** Start of Data extract **

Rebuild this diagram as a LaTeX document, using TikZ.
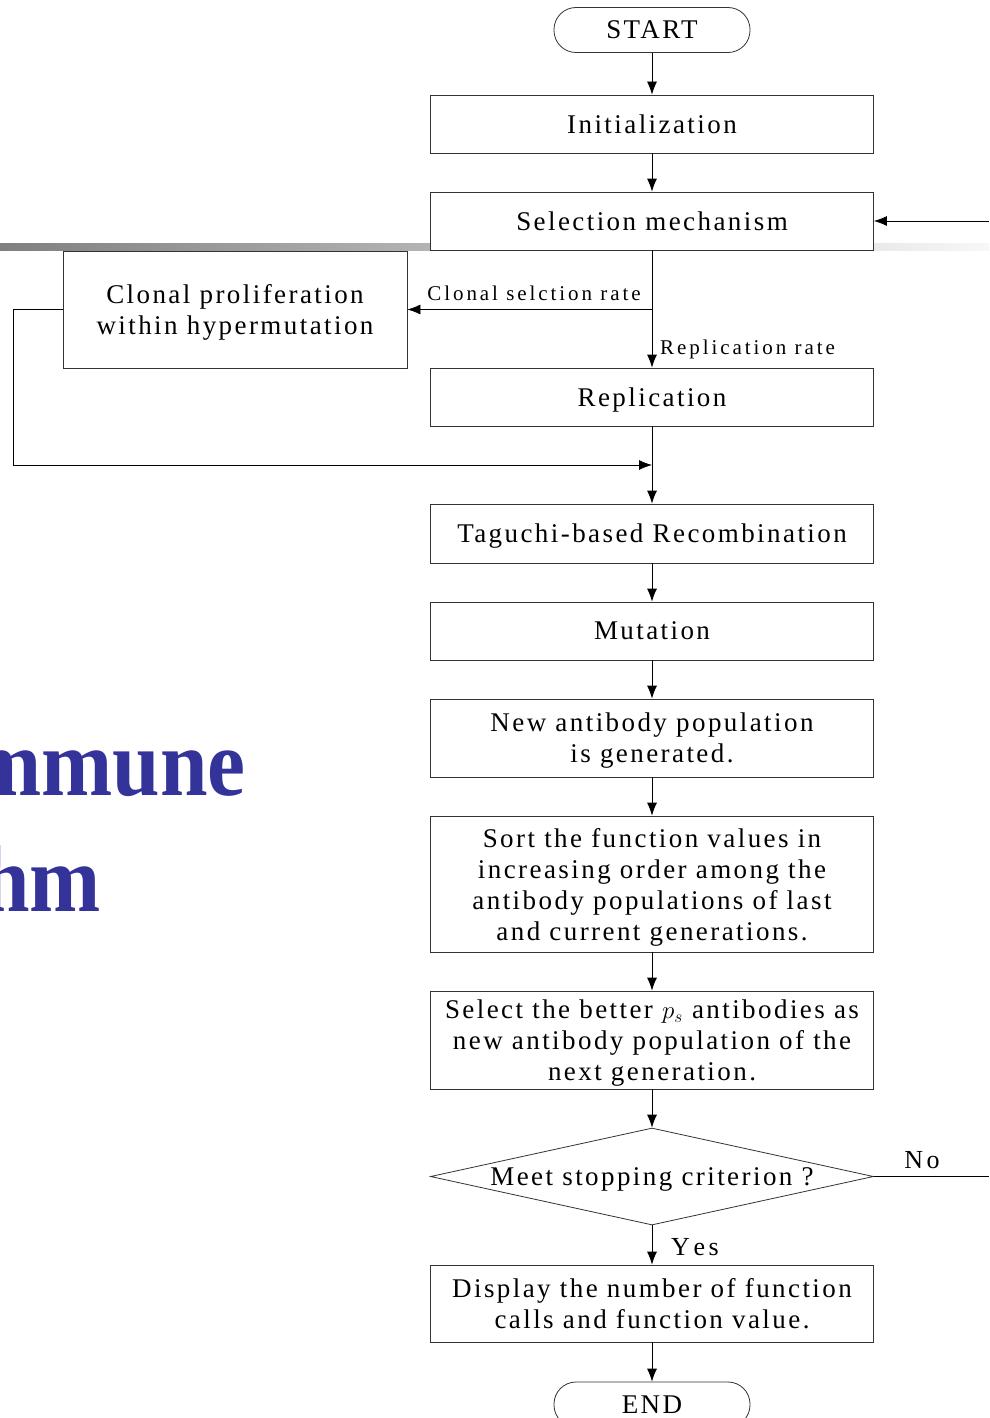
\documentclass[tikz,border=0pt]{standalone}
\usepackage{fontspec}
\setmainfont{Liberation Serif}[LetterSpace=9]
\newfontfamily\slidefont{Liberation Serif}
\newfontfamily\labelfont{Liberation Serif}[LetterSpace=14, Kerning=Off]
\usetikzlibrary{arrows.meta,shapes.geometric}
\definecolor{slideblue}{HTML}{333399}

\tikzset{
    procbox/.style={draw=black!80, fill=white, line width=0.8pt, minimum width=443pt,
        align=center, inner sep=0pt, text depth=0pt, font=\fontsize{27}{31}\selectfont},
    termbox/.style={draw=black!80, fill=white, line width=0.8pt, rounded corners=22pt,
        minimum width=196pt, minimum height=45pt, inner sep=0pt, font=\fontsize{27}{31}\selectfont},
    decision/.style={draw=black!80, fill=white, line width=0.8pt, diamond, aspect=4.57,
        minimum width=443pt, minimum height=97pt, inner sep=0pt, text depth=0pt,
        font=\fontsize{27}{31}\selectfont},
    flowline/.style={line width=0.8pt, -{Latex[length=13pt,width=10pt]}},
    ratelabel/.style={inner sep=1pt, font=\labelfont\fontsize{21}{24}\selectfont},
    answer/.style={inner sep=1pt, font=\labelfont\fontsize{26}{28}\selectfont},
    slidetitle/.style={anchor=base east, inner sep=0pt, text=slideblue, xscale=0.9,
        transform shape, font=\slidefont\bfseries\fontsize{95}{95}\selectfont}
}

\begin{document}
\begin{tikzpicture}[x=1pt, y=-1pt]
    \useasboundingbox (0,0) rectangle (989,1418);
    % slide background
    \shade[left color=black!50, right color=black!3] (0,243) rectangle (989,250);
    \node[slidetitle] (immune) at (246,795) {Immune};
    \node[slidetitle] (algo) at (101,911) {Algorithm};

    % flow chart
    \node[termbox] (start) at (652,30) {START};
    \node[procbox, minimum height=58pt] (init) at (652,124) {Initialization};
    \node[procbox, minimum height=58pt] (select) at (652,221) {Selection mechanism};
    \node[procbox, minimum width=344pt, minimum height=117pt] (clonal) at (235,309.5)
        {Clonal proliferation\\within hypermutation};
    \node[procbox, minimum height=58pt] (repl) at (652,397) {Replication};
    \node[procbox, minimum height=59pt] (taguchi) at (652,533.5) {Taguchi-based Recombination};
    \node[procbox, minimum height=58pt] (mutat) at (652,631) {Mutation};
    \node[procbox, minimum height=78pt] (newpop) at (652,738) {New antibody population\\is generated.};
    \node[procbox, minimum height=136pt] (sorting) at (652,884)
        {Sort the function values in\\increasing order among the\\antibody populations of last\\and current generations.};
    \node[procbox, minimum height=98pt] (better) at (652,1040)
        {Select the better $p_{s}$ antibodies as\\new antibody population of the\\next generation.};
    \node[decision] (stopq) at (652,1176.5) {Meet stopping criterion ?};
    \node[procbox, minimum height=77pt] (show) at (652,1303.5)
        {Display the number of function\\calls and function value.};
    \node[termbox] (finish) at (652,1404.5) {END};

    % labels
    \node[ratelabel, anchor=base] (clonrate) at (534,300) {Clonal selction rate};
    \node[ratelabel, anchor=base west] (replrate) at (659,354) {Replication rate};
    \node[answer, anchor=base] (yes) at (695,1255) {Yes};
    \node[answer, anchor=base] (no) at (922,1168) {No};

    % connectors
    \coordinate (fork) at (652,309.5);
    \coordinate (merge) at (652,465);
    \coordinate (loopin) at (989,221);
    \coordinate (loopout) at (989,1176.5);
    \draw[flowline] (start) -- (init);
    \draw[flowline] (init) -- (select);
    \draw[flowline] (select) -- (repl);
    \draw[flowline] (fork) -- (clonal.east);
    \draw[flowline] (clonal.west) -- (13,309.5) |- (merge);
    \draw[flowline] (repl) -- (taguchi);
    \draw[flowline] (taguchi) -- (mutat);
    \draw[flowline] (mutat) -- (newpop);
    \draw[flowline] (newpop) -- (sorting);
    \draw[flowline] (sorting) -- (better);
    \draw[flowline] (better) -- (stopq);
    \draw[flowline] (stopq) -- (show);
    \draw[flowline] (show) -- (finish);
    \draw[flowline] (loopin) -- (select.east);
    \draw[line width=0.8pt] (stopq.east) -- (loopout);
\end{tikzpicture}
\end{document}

** End of Data extract **

▶ [What is being asked]: Using the data above, write out every line exactly, leaving the images behind.

▶ [Worked answer]:
Rebuild this diagram as a LaTeX document, using TikZ.
\documentclass[tikz,border=0pt]{standalone}
\usepackage{fontspec}
\setmainfont{Liberation Serif}[LetterSpace=9]
\newfontfamily\slidefont{Liberation Serif}
\newfontfamily\labelfont{Liberation Serif}[LetterSpace=14, Kerning=Off]
\usetikzlibrary{arrows.meta,shapes.geometric}
\definecolor{slideblue}{HTML}{333399}

\tikzset{
    procbox/.style={draw=black!80, fill=white, line width=0.8pt, minimum width=443pt,
        align=center, inner sep=0pt, text depth=0pt, font=\fontsize{27}{31}\selectfont},
    termbox/.style={draw=black!80, fill=white, line width=0.8pt, rounded corners=22pt,
        minimum width=196pt, minimum height=45pt, inner sep=0pt, font=\fontsize{27}{31}\selectfont},
    decision/.style={draw=black!80, fill=white, line width=0.8pt, diamond, aspect=4.57,
        minimum width=443pt, minimum height=97pt, inner sep=0pt, text depth=0pt,
        font=\fontsize{27}{31}\selectfont},
    flowline/.style={line width=0.8pt, -{Latex[length=13pt,width=10pt]}},
    ratelabel/.style={inner sep=1pt, font=\labelfont\fontsize{21}{24}\selectfont},
    answer/.style={inner sep=1pt, font=\labelfont\fontsize{26}{28}\selectfont},
    slidetitle/.style={anchor=base east, inner sep=0pt, text=slideblue, xscale=0.9,
        transform shape, font=\slidefont\bfseries\fontsize{95}{95}\selectfont}
}

\begin{document}
\begin{tikzpicture}[x=1pt, y=-1pt]
    \useasboundingbox (0,0) rectangle (989,1418);
    % slide background
    \shade[left color=black!50, right color=black!3] (0,243) rectangle (989,250);
    \node[slidetitle] (immune) at (246,795) {Immune};
    \node[slidetitle] (algo) at (101,911) {Algorithm};

    % flow chart
    \node[termbox] (start) at (652,30) {START};
    \node[procbox, minimum height=58pt] (init) at (652,124) {Initialization};
    \node[procbox, minimum height=58pt] (select) at (652,221) {Selection mechanism};
    \node[procbox, minimum width=344pt, minimum height=117pt] (clonal) at (235,309.5)
        {Clonal proliferation\\within hypermutation};
    \node[procbox, minimum height=58pt] (repl) at (652,397) {Replication};
    \node[procbox, minimum height=59pt] (taguchi) at (652,533.5) {Taguchi-based Recombination};
    \node[procbox, minimum height=58pt] (mutat) at (652,631) {Mutation};
    \node[procbox, minimum height=78pt] (newpop) at (652,738) {New antibody population\\is generated.};
    \node[procbox, minimum height=136pt] (sorting) at (652,884)
        {Sort the function values in\\increasing order among the\\antibody populations of last\\and current generations.};
    \node[procbox, minimum height=98pt] (better) at (652,1040)
        {Select the better $p_{s}$ antibodies as\\new antibody population of the\\next generation.};
    \node[decision] (stopq) at (652,1176.5) {Meet stopping criterion ?};
    \node[procbox, minimum height=77pt] (show) at (652,1303.5)
        {Display the number of function\\calls and function value.};
    \node[termbox] (finish) at (652,1404.5) {END};

    % labels
    \node[ratelabel, anchor=base] (clonrate) at (534,300) {Clonal selction rate};
    \node[ratelabel, anchor=base west] (replrate) at (659,354) {Replication rate};
    \node[answer, anchor=base] (yes) at (695,1255) {Yes};
    \node[answer, anchor=base] (no) at (922,1168) {No};

    % connectors
    \coordinate (fork) at (652,309.5);
    \coordinate (merge) at (652,465);
    \coordinate (loopin) at (989,221);
    \coordinate (loopout) at (989,1176.5);
    \draw[flowline] (start) -- (init);
    \draw[flowline] (init) -- (select);
    \draw[flowline] (select) -- (repl);
    \draw[flowline] (fork) -- (clonal.east);
    \draw[flowline] (clonal.west) -- (13,309.5) |- (merge);
    \draw[flowline] (repl) -- (taguchi);
    \draw[flowline] (taguchi) -- (mutat);
    \draw[flowline] (mutat) -- (newpop);
    \draw[flowline] (newpop) -- (sorting);
    \draw[flowline] (sorting) -- (better);
    \draw[flowline] (better) -- (stopq);
    \draw[flowline] (stopq) -- (show);
    \draw[flowline] (show) -- (finish);
    \draw[flowline] (loopin) -- (select.east);
    \draw[line width=0.8pt] (stopq.east) -- (loopout);
\end{tikzpicture}
\end{document}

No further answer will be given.